» **TASK PROMPT**: Copy each line in the data that includes the word "this".

» **PROVIDED ENTRIES**:
──────────────────────────────

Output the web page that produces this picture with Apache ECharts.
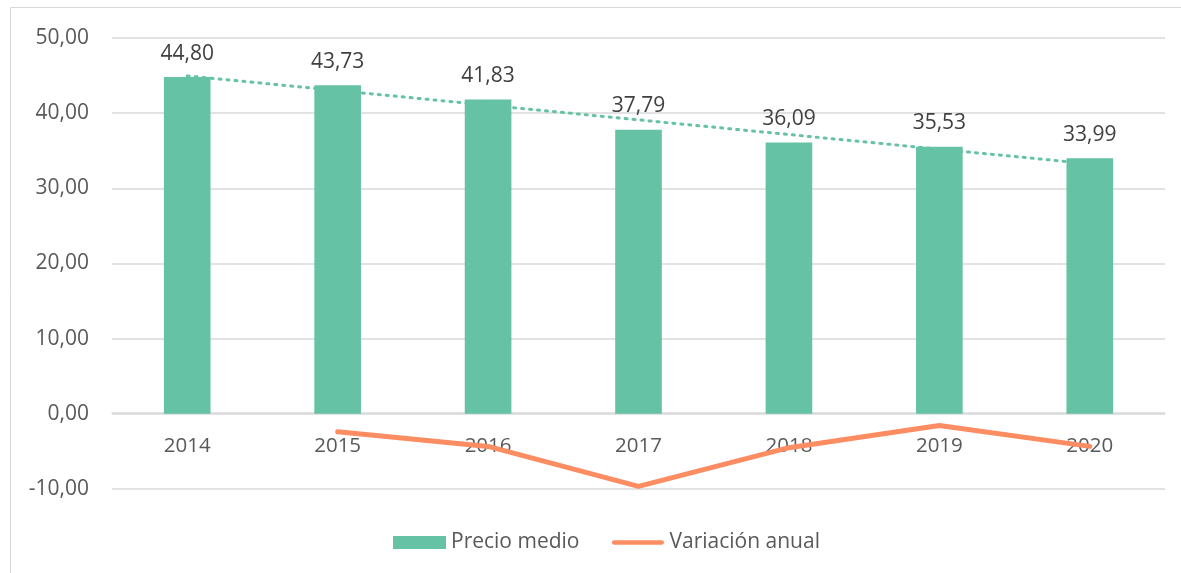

──────────────────────────────

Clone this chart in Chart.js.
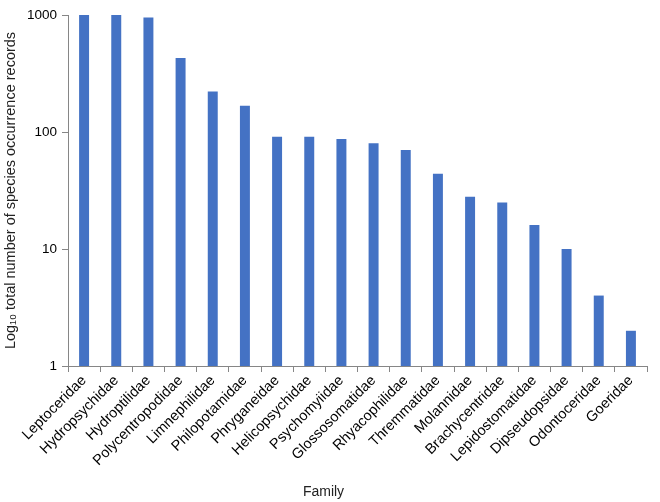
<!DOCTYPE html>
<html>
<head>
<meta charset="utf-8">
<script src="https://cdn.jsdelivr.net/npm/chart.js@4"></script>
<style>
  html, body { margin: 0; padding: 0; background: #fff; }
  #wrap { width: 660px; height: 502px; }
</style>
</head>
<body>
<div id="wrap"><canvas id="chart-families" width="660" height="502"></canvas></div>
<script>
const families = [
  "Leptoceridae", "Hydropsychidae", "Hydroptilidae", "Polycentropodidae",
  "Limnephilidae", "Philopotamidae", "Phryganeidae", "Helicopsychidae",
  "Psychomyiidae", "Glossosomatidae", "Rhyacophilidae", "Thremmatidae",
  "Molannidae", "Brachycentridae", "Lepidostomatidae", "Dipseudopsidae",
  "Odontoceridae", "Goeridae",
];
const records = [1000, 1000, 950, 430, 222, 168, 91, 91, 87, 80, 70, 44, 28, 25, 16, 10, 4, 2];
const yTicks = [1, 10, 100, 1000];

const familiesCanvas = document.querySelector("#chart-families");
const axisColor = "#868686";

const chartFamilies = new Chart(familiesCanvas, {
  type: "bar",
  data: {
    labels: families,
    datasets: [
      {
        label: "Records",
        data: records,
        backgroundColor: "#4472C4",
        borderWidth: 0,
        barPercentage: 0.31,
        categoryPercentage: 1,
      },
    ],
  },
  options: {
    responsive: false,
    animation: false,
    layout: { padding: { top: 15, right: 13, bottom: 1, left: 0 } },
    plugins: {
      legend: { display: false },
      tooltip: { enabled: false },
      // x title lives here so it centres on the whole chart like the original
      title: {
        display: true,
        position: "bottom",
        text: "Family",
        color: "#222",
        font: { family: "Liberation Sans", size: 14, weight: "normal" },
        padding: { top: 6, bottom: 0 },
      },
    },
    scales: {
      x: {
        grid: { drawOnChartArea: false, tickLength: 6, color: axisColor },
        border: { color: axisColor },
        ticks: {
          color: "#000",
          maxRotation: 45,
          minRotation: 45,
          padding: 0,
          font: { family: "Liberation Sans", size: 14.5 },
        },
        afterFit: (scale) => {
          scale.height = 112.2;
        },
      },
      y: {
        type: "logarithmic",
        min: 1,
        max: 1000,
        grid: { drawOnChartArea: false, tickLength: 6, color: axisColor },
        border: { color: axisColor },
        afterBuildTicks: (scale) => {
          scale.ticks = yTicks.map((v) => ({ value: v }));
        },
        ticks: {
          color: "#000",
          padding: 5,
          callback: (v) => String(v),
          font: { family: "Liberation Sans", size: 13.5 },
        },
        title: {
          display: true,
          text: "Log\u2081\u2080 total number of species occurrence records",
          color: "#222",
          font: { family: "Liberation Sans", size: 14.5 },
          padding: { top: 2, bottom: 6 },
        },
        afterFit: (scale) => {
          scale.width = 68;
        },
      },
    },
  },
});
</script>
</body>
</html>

──────────────────────────────

» **COMPLETED TASK**:
Output the web page that produces this picture with Apache ECharts.
Clone this chart in Chart.js.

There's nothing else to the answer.